I was writing my dissertation in the winter of 1973, and I was interested in the proslavery argument and how intellectuals in the Old South defended something that I thought was indefensible. I came to the Caroliniana to look at materials of William Gilmore Simms and James Henry Hammond and whatever else I might be able to find. From the very start, I was welcomed so warmly. Allen Stokes, Head of Manuscripts at the time, was such an extraordinary librarian and historian. He was great at connecting what I was working on to whichever collections might have relevant materials and helping me see the larger picture; it was like taking a class while doing my own research. Over the years when I came back to look at these materials, I was given a lot of insight and access to materials I would have never thought of using that turned out to be extremely valuable, valuable, and I was welcomed to a community of scholars and researchers that extended beyond the university, but for whom the Caroliniana was a touch point.
What are some collections you have used during your time researching at the Caroliniana?
Besides the papers of James Henry Hammond, there are a couple that come to mind. The South Caroliniana Library was an invaluable resource for my book about Confederate women (Mothers of Invention). Two extremely useful diaries were the diary of Keziah Brevard and Ada Bacot. For This Republic of Suffering, two collections of family papers that portrayed the wide context of loss and mourning during the Civil War were the W.D. Rutherford Papers and the Palmer Family Papers.
What value do primary resources, like these diaries, have for you?

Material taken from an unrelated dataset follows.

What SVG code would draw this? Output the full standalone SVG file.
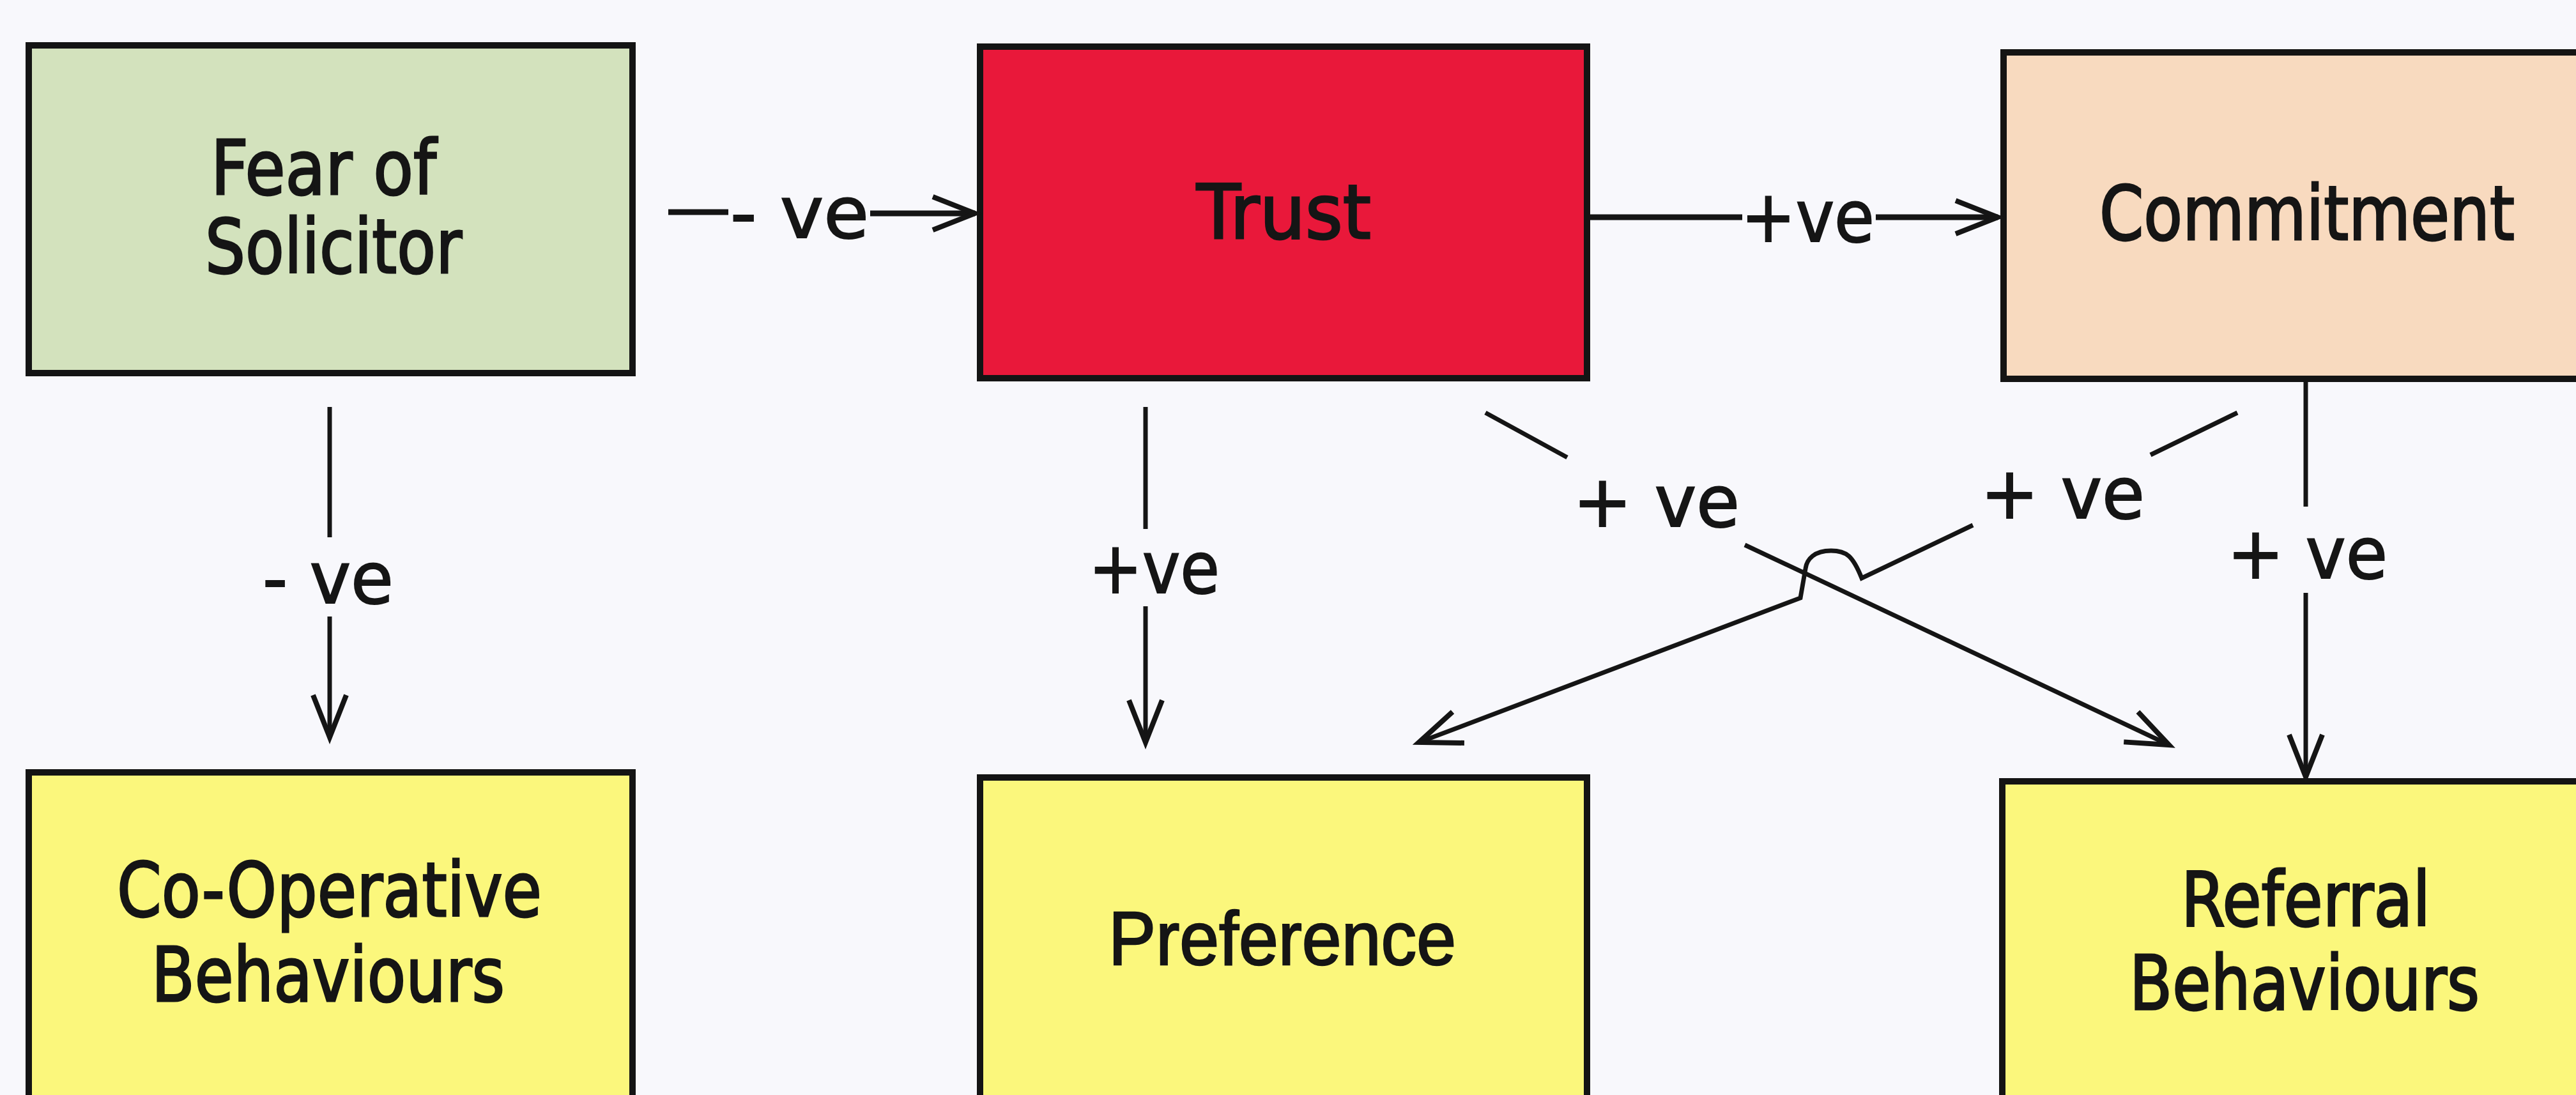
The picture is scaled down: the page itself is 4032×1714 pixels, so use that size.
<svg xmlns="http://www.w3.org/2000/svg" width="4032" height="1714" viewBox="0 0 4032 1714">
<defs>
<style>
.box{stroke:#141414;stroke-width:10}
.nt{font-family:"DejaVu Sans","Liberation Sans",sans-serif;font-size:118px;fill:#151515;stroke:#151515;stroke-width:3}
.ar{font-family:"Liberation Sans",Arial,sans-serif;font-size:118px;fill:#151515;stroke:#151515;stroke-width:2.5}
.lb{font-family:"DejaVu Sans","Liberation Sans",sans-serif;font-size:112px;fill:#151515;stroke:#151515;stroke-width:2}
.c{fill:none;stroke:#151515;stroke-width:9}
.ct{fill:none;stroke:#151515;stroke-width:7}
</style>
<marker id="arr" markerUnits="userSpaceOnUse" markerWidth="10" markerHeight="10" refX="0" refY="0" orient="auto" style="overflow:visible">
<path d="M-66,-26 L0,0 L-66,26" fill="none" stroke="#151515" stroke-width="8" stroke-linejoin="miter"/>
</marker>
</defs>
<rect width="4032" height="1714" fill="#f8f8fc"/>

<g id="fear">
<rect class="box" x="45" y="71" width="945" height="513" fill="#d3e2bd"/>
<text class="nt" x="330" y="304" textLength="353" lengthAdjust="spacingAndGlyphs">Fear of</text>
<text class="nt" x="321" y="427" textLength="402" lengthAdjust="spacingAndGlyphs">Solicitor</text>
</g>
<g id="trust">
<rect class="box" x="1534" y="73" width="950" height="519" fill="#e9183a"/>
<text class="nt" x="1873" y="373" textLength="273" lengthAdjust="spacingAndGlyphs">Trust</text>
</g>
<g id="commitment">
<rect class="box" x="3136" y="82" width="1000" height="511" fill="#f8dabf"/>
<text class="nt" x="3286" y="375" textLength="650" lengthAdjust="spacingAndGlyphs">Commitment</text>
</g>
<g id="cooperative">
<rect class="box" x="45" y="1209" width="945" height="600" fill="#fbf77c"/>
<text class="nt" x="183" y="1434" textLength="665" lengthAdjust="spacingAndGlyphs">Co-Operative</text>
<text class="nt" x="237" y="1567" textLength="553" lengthAdjust="spacingAndGlyphs">Behaviours</text>
</g>
<g id="preference">
<rect class="box" x="1534" y="1217" width="950" height="600" fill="#fbf77c"/>
<text class="ar" x="1735" y="1510" textLength="544" lengthAdjust="spacingAndGlyphs">Preference</text>
</g>
<g id="referral">
<rect class="box" x="3134" y="1223" width="1000" height="600" fill="#fbf77c"/>
<text class="nt" x="3414" y="1449" textLength="390" lengthAdjust="spacingAndGlyphs">Referral</text>
<text class="nt" x="3333" y="1580" textLength="548" lengthAdjust="spacingAndGlyphs">Behaviours</text>
</g>

<g id="connectors">
<line class="c" x1="1046" y1="332" x2="1140" y2="332"/>
<line class="c" x1="1362" y1="334" x2="1526" y2="334" marker-end="url(#arr)"/>
<line class="c" x1="2489" y1="340" x2="2727" y2="340"/>
<line class="c" x1="2936" y1="340" x2="3127" y2="340" marker-end="url(#arr)"/>
<line class="ct" x1="516" y1="637" x2="516" y2="841"/>
<line class="ct" x1="516" y1="965" x2="516" y2="1154" marker-end="url(#arr)"/>
<line class="ct" x1="1793" y1="637" x2="1793" y2="828"/>
<line class="ct" x1="1793" y1="949" x2="1793" y2="1162" marker-end="url(#arr)"/>
<line class="ct" x1="3609" y1="598" x2="3609" y2="793"/>
<line class="ct" x1="3609" y1="928" x2="3609" y2="1216" marker-end="url(#arr)"/>
<line class="ct" x1="2325" y1="646" x2="2453" y2="716"/>
<line class="ct" x1="2731" y1="853" x2="3395" y2="1166" marker-end="url(#arr)"/>
<line class="ct" x1="3502" y1="646" x2="3366" y2="712"/>
<path class="ct" d="M3088,822 L2914,905 C2900,870 2890,862 2866,862 C2840,862 2828,875 2826,890 L2818,936 L2221,1162" marker-end="url(#arr)"/>
<text class="lb" x="1143" y="372" textLength="217" lengthAdjust="spacingAndGlyphs">- ve</text>
<text class="lb" x="2725" y="378" textLength="209" lengthAdjust="spacingAndGlyphs">+ve</text>
<text class="lb" x="411" y="944" textLength="205" lengthAdjust="spacingAndGlyphs">- ve</text>
<text class="lb" x="1704" y="928" textLength="205" lengthAdjust="spacingAndGlyphs">+ve</text>
<text class="lb" x="2462" y="824" textLength="261" lengthAdjust="spacingAndGlyphs">+ ve</text>
<text class="lb" x="3100" y="811" textLength="257" lengthAdjust="spacingAndGlyphs">+ ve</text>
<text class="lb" x="3486" y="905" textLength="251" lengthAdjust="spacingAndGlyphs">+ ve</text>
</g>
</svg>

All my historical work is based on reading diaries, letters, church records, burial records, plantation records and so forth from the 19th century. It is the foundation of everything I’ve written. I think they are invaluable because you get your own perspective on things, you aren’t being fed the past through an intermediary. You’re interacting directly with what is in the archive, and you must figure out what to make of it. It’s never complete and it’s always to be questioned and contextualized, but nevertheless, that direct connection with what has remained is the foundation of historical research and historical writing. Another piece of it too, is what you don’t use, but are immersed in all the same. A search engine takes you to a question you already have, but when you’re having to read through a lot of material that may not end up being something you quote directly, you are being introduced to a context and points of view that enable you to time travel and to see that world through other people’s eyes. That, I believe, is invaluable.
What do you wish other historians knew about the Caroliniana and what is its relevance to the broader field of history?
South Carolina is such a crucial place for the history of the South and the history of our nation. It represents so much of what’s important about the era before, during and after the Civil War and the kind of changes and institutional transformations that happened and didn’t happen. I think anybody who is interested in U.S. history needs to be interested in South Carolina. I was speaking to a younger historian about her work, and I kept telling her that she had to go to the Caroliniana for her current project because even though we are in this marvelous world of digitization, and libraries are working hard to make materials digital, there’s so much that isn’t. What I hope people will know is that there are treasures you are not going to find if you do your research online. Along with that, the community of scholars that I encountered when I was in South Carolina enhanced my understanding of the collections and what might be relevant to my research. These conversations and interactions don’t happen when you’re sitting at home doing research online. You will miss treasures, both human and manuscript, if you don’t go to places and use the materials. Now I know, of course, it can be expensive and difficult at times. During the years I was doing research at the Caroliniana, I had a baby, which of course made it more complicated to travel, but I do believe it is worth making some sacrifices to go.
How do you think the collections at the Caroliniana set the university apart?
South Carolina has a very strong identity as a state. I spent a lot of my adult life living in Pennsylvania and I never felt like it had a clear sense of its own identity. There are other libraries that are state oriented, mostly historical societies. The Caroliniana merges the University with the state in a way that is not duplicated in other places.
Do you have anything else you would like to add?
Libraries and librarians are so important. Collecting artifacts and records of the past is so important if we are going to understand who we are. And as we consider what higher education and learning should be in our country, we shouldn’t forget the importance of those institutions and those people who make them operate. Three cheers for the Caroliniana and for the university for supporting it. I hope people have a chance to explore it and come to see its treasures firsthand.